Definition - What does Implantation mean?
Implantation is the process in which a blastocyst becomes embedded within the uterine lining. It is the first stage of pregnancy, in which a life-sustaining connection is developed between the fertilized egg and the nutrients and oxygen provided by the uterine wall. Optimal implantation occurs at the top of the uterus.
Implantation may also be known as embryo Implantation or blastocyst implantation.
FertilitySmarts explains Implantation
For implantation to occur, the uterus needs to be highly receptive and the membranes of endometrial cells change to encourage the adhesion of a blastocyst. New nutrient-rich endometrial cells, designed to nourish a blastocyst, are produced. This tissue will be shed in the next menstruation if implantation does not occur. If implantation does occur, the uterus will continue to sustain these nutrient-rich cells instead of shedding them and menstruation typically will not occur. This receptivity occurs roughly 6 days after ovulation and lasts around 2 to 4 days, or through days 20 to 24 of a menstrual cycle
Implantation starts around 6 days after fertilization. Most successful pregnancies implant 8 to 10 days after ovulation. The risk of miscarriage increases with later implantation.
The steps in blastocyst attachment are:
- Adplantation - Occurring around day 6 or 7, the blastocyst makes initial contact with the endometrium. The blastocyst "rolls" across the surface until the inner cell mass aligns with the uterine surface.
- Adhesion - Occurring around day 7 or 8, the cells on the outside of the blastocyst (called trophoblast cells) have special molecules that stick to the cells of the endometrium (called epithelial cells). This superficial implantation allows the embryo to receive nutrients directly from cells within the uterus.
- Invasion - Once attached, around day 8 or 9, the trophoblast cells on the blastocyst release enzymes that liquefy and separate cells within the endometrium, eventually burrowing a tunnel inside the uterine wall. The trophoblast cells also provide nutrients to the inner cell mass. Around day 12 a coagulation plug forms around the surface of the uterine wall where the blastocyst entered, creating a snug environment.
Signs of successful implantation include nausea, changes to taste perception and food preferences, a slight rise in body temperature, a missed period, and breast tenderness. Common changes to food preferences include a sudden distaste for meat and fish and sudden cravings for salt.
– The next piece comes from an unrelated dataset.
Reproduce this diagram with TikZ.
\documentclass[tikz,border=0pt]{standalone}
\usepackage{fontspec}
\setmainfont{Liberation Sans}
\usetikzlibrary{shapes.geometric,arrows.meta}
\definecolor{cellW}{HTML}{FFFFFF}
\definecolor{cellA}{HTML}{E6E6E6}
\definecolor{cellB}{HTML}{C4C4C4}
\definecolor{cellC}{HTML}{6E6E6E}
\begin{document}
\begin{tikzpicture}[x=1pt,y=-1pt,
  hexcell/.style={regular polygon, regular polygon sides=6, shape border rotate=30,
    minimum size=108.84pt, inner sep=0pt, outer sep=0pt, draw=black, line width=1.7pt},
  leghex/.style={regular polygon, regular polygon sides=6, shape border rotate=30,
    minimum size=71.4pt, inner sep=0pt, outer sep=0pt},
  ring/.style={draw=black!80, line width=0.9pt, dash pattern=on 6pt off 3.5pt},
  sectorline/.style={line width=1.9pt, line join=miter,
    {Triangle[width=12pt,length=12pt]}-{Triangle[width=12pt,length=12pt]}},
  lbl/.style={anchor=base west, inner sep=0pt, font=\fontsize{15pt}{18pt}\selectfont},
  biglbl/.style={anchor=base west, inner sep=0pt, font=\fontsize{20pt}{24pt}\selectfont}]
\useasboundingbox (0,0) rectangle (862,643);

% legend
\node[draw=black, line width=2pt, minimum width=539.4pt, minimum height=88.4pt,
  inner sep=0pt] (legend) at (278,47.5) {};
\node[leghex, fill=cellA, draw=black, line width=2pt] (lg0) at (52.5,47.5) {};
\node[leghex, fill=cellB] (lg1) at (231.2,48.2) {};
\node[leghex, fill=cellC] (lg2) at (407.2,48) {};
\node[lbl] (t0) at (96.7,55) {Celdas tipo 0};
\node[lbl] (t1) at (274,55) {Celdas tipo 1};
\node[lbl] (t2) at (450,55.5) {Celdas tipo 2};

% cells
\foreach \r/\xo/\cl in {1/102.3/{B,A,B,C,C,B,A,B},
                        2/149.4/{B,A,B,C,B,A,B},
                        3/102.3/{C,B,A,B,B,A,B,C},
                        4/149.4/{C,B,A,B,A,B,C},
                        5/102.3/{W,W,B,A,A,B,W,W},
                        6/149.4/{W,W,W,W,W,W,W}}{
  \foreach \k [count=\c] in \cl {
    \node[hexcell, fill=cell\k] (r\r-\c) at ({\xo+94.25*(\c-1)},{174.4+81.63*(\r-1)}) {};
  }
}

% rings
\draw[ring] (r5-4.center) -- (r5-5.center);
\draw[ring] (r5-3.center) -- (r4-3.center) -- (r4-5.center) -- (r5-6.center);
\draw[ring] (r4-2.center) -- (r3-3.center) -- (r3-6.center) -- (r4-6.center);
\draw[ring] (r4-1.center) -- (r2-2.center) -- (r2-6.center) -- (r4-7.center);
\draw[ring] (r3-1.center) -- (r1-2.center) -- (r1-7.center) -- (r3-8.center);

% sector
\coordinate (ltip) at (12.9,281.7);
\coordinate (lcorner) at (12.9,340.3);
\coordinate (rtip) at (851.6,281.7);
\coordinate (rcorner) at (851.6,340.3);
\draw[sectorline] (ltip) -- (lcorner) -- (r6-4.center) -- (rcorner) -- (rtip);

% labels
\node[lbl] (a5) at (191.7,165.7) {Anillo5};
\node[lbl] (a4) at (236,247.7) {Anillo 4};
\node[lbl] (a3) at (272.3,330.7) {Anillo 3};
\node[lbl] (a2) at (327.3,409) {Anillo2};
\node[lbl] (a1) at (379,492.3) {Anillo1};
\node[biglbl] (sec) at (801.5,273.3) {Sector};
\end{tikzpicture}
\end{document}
These changes are brought about by hormones released by the new embryo.
Home pregnancy tests can confirm pregnancy by detecting the hCG hormone produced by the growing placenta as early as a week after implantation - usually about two weeks after the date of last ovulation, or four weeks after the date of last menstrual period.
Implantation outside of the uterus is called an ectopic pregnancy and is not viable.